Besonders nimmt Foodwatch derzeit den Süßigkeitenhersteller Storck aufs Korn, der für seine Nimm-2-Bonbons mit einem besonders hohen Vitamingehalt und Fruchtsaft wirbt. Enthalten sind unter anderem die Vitamine C, E, mehrere B-Vitamine sowie Folsäure. "Gerade die Versorgung mit Vitamin C ist in der deutschen Bevölkerung aber überdurchschnittlich gut", sagt Kampagnenleiterin Markwardt. Der künstliche Vitamincocktail sei nicht nur sinnlos, sondern sogar höchst problematisch. "Kinder bekommen vermittelt, dass Süßigkeiten so wertvoll und reich an wichtigen Nährstoffen sein können wie Obst und Gemüse." In einer 300-Gramm-Packung Nimm 2 steckten aber allein 215 Gramm Zucker. Das Fruchtsaftkonzentrat mache gerade mal 1,3 Prozent des Produkts aus.

Probleme haben die Verbraucherschützer auch mit dem besonders zuckerhaltigen Fruchtsaftgetränk Capri-Sonne sowie mit Froot Loops von Kellogg's. Die bunten Frühstückflocken mit "Vitaminen, Calcium und Eisen" wollten ebenfalls einen gesunden Eindruck machen, so Markwardt. Sie bestünden aber neben überflüssigen Vitaminen vor allem aus hochgradig verarbeitetem Getreide, und einem hohen Zuckergehalt.

Um vom negativen Zuckerimage ihrer Produkte abzulenken, verfallen viele Hersteller auch darauf, besonders auf einen hohen Trauberzuckergehalt ihrer Lebensmittel hinzuweisen. So druckt beispielsweise der Nahrungsmittelriese Nestlé den Hinweis "plus Vitamin und Traubenzucker" auf seinen Nesquik-Kakao. "Traubenzucker hat gegenüber normalem Zucker aber überhaupt keine Vorteile", sagt Expertin Marquardt.

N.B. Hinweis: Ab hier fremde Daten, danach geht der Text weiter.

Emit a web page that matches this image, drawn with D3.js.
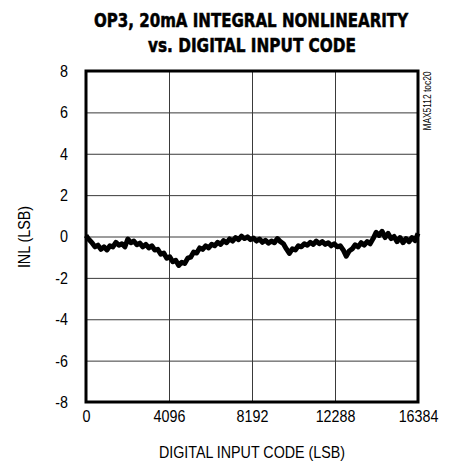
<!DOCTYPE html>
<html><head><meta charset="utf-8">
<script src="https://cdn.jsdelivr.net/npm/d3@7"></script>
<style>body{margin:0;background:#fff}svg{display:block}</style>
</head><body>
<script>
const titleLines = ["OP3, 20mA INTEGRAL NONLINEARITY", "vs. DIGITAL INPUT CODE"];
const xTicks = [0, 4096, 8192, 12288, 16384];
const yTicks = [-8, -6, -4, -2, 0, 2, 4, 6, 8];
const xLabel = "DIGITAL INPUT CODE (LSB)";
const yLabel = "INL (LSB)";
const tocLabel = "MAX5112 toc20";
const inl = [
 0.05,-0.15,-0.3,-0.5,-0.42,-0.62,-0.5,-0.65,-0.45,-0.5,
 -0.28,-0.42,-0.35,-0.5,-0.12,-0.3,-0.22,-0.4,-0.32,-0.5,
 -0.38,-0.55,-0.45,-0.65,-0.62,-0.85,-0.8,-1.05,-0.98,-1.22,
 -1.15,-1.4,-1.25,-1.3,-1.05,-1.0,-0.75,-0.8,-0.55,-0.62,
 -0.45,-0.55,-0.38,-0.45,-0.28,-0.38,-0.2,-0.3,-0.12,-0.22,
 -0.05,-0.15,0.02,-0.1,-0.02,-0.15,-0.08,-0.22,-0.12,-0.28,
 -0.18,-0.32,-0.22,-0.3,-0.1,-0.25,-0.35,-0.6,-0.82,-0.6,
 -0.65,-0.45,-0.5,-0.35,-0.42,-0.28,-0.38,-0.22,-0.35,-0.25,
 -0.38,-0.3,-0.45,-0.35,-0.5,-0.45,-0.65,-0.95,-0.7,-0.6,
 -0.4,-0.5,-0.3,-0.42,-0.25,-0.35,-0.1,0.2,0.05,0.25,
 -0.05,0.15,-0.1,0.0,-0.25,-0.05,-0.3,-0.1,-0.25,-0.05,
 -0.2,0.15
];
const codes = inl.map((d, i) => i * 16384 / (inl.length - 1));

const W = 451, H = 466;
const m = {left: 86, right: 418, top: 71, bottom: 402};
const svg = d3.select("body").append("svg").attr("width", W).attr("height", H);
const sans = "'Liberation Sans',Arial,Helvetica,sans-serif";
const cond = "'DejaVu Sans Condensed','DejaVu Sans',sans-serif";

function narrowify(sel, f) {
  sel.each(function() {
    const w = this.getComputedTextLength();
    d3.select(this).attr("textLength", (w * f).toFixed(1)).attr("lengthAdjust", "spacingAndGlyphs");
  });
}

const x = d3.scaleLinear().domain([0, 16384]).range([m.left, m.right]);
const y = d3.scaleLinear().domain([-8, 8]).range([m.bottom, m.top]);
const fmt = d => String(d);

// title (scaled horizontally to the reference width)
function titleLine(txt, cx, by, width) {
  const gt = svg.append("g");
  const t = gt.append("text").attr("x", 0).attr("y", 0).attr("text-anchor", "middle")
    .attr("font-family", cond).attr("font-weight", "bold").attr("font-size", 20)
    .attr("stroke", "#000").attr("stroke-width", 0.5).text(txt);
  const sx = width / t.node().getComputedTextLength();
  gt.attr("transform", `translate(${cx},${by}) scale(${sx.toFixed(3)},1)`);
}
titleLine(titleLines[0], 251, 27, 314);
titleLine(titleLines[1], 252, 52, 208);

// grid
svg.append("g").attr("transform", `translate(0,${m.bottom})`)
  .call(d3.axisBottom(x).tickValues(xTicks.slice(1, -1)).tickSize(-(m.bottom - m.top)).tickFormat(""))
  .call(s => s.select(".domain").remove())
  .call(s => s.selectAll("line").attr("stroke", "#3a3a3a").attr("stroke-width", 1));
svg.append("g").attr("transform", `translate(${m.left},0)`)
  .call(d3.axisLeft(y).tickValues(yTicks.slice(1, -1)).tickSize(-(m.right - m.left)).tickFormat(""))
  .call(s => s.select(".domain").remove())
  .call(s => s.selectAll("line").attr("stroke", "#3a3a3a").attr("stroke-width", 1));

// tick labels
const xa = svg.append("g").attr("transform", `translate(0,${m.bottom})`)
  .call(d3.axisBottom(x).tickValues(xTicks).tickSize(0).tickPadding(8).tickFormat(fmt));
xa.select(".domain").remove();
xa.selectAll("text").attr("font-family", sans).attr("font-size", 17).attr("fill", "#000").attr("dy", "0.71em")
  .call(narrowify, 0.84);
const ya = svg.append("g").attr("transform", `translate(${m.left},0)`)
  .call(d3.axisLeft(y).tickValues(yTicks).tickSize(0).tickPadding(18).tickFormat(fmt));
ya.select(".domain").remove();
ya.selectAll("text").attr("font-family", sans).attr("font-size", 17).attr("fill", "#000")
  .call(narrowify, 0.84);

// data line
svg.append("path").datum(inl)
  .attr("fill", "none").attr("stroke", "#000").attr("stroke-width", 5)
  .attr("stroke-linejoin", "round")
  .attr("d", d3.line().x((d, i) => x(codes[i])).y(d => y(d)));

// frame
svg.append("rect").attr("x", m.left).attr("y", m.top)
  .attr("width", m.right - m.left).attr("height", m.bottom - m.top)
  .attr("fill", "none").attr("stroke", "#000").attr("stroke-width", 3);

// axis titles
svg.append("text").attr("x", 252).attr("y", 458).attr("text-anchor", "middle")
  .attr("font-family", sans).attr("font-size", 17).text(xLabel).call(narrowify, 0.84);
svg.append("text").attr("transform", `translate(30,237) rotate(-90)`).attr("text-anchor", "middle")
  .attr("font-family", sans).attr("font-size", 17).text(yLabel).call(narrowify, 0.84);
svg.append("text").attr("transform", `translate(431,101) rotate(-90)`).attr("text-anchor", "middle")
  .attr("font-family", sans).attr("font-size", 10).text(tocLabel).call(narrowify, 0.84);
</script>
</body></html>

Kunden wünschen sich angeblich zugesetzte Vitamine

Die Hersteller wiesen die Kritik von Foodwatch gestern entschieden zurück. Ein Sprecher des Nimm-2-Produzenten Storck sagte, die Kunden schätzten "das traditionsreiche Produkt seit vielen Jahren gerade wegen des Vitaminzusatzes". Die Firma weise auf die Vitamine und auch den Fruchtsaftgehalt "zutreffend und transparent" hin. Von einer irreführenden Werbung könne keine Rede sein. Die Kritik sei "nicht vereinbar mit dem Leitbild eines mündigen und ebenso verständigen Verbrauchers".

Auch Nestlé verwies darauf, dass der Zusatz von Vitaminen und Traubenzucker von den Kunden gewünscht werde. "Wir werben damit nicht offensiv und weisen nur in sehr zurückhaltender Form auf der Verpackung auf die Zusätze hin", so eine Sprecherin. Stattdessen stelle man die "Schokoladigkeit" des Nesquik-Kakaos heraus.

Kellogg's erklärte, man halte generell eine Einteilung in vermeintlich gute und schlechte Lebensmittel aus ernährungswissenschaftlicher Sicht nicht für sinnvoll. Insbesondere eine Anreicherung der Frühstücksflocken Froot Loops mit Eisen sei aber sehr wohl vernünftig, da in Europa noch immer 40 Prozent der Frauen unter Eisenmangel litten.